Celia memang sangat cerdas, aku semakin salut padanya. Dalam waktu singkat, dia mampu menyelesaikan tugas kami.

"Tugasnya sudah selesai. Aku pulang dulu ya, Leslie."

"Kau menginap saja di sini." Ajakku, berharap dia bersedia menginap di sini.

"Tidak sekarang. Mungkin lain kali, sekarang aku harus pulang."

Mendesah kecewa, aku tahu tak mungkin memaksanya tetap tinggal. "Hm ... baiklah. Aku akan mengantarmu sampai kau naik bus."

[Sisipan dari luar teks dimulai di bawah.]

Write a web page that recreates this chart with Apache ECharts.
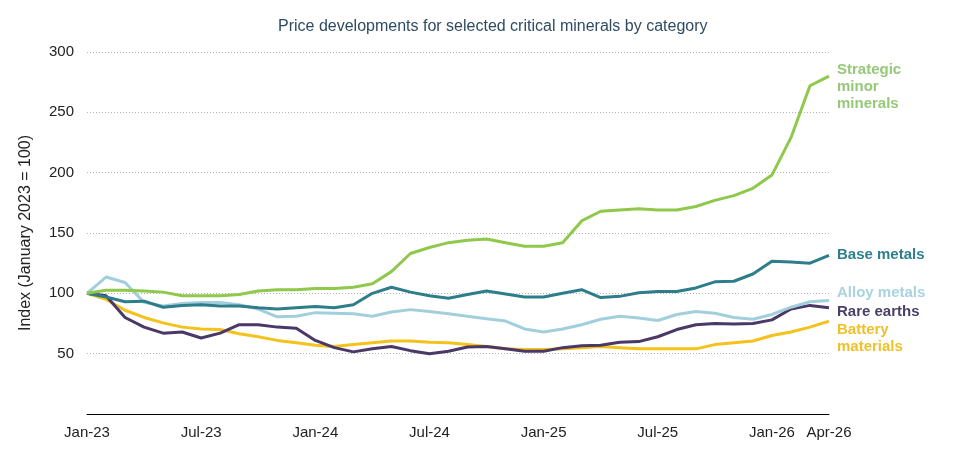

Aku senang karena untuk pertama kalinya ada seseorang yang menemaniku di Apartemen ini. Namun, aku kembali sedih ketika mengantarkan Celia pulang. Aku sendirian lagi di apartemen sebesar ini.

Setibanya di halte bus, kami mengobrol sambil menunggu bus datang. Tidak berapa lama, bus pun datang dan berhenti tepat di depan kami. Pintu bus itu terbuka, Celia melangkah menaiki bus.

"Celia, lain kali main lagi ke Apartemenku ya." pintaku.

"Tentu saja." jawab Celia. Dia melambaikan tangan yang langsung kubalas dengan lambaian serupa.

"Hei, nona. Mau naik tidak? " tanya sang sopir bus padaku.

"Tidak, Pak. Aku hanya mengantar teman."

"Lain kali kalau tidak mau naik, jangan menghentikan bus."

Sopir bus itu terlihat kesal, dia menjalankan busnya dengan kencang. Aku tidak habis pikir, kenapa pak sopir itu harus marah. Bukankah Celia sudah naik ke busnya? Masih merasa kesal dengan perkataan sang sopir, aku meninggalkan halte untuk kembali ke Apartemen.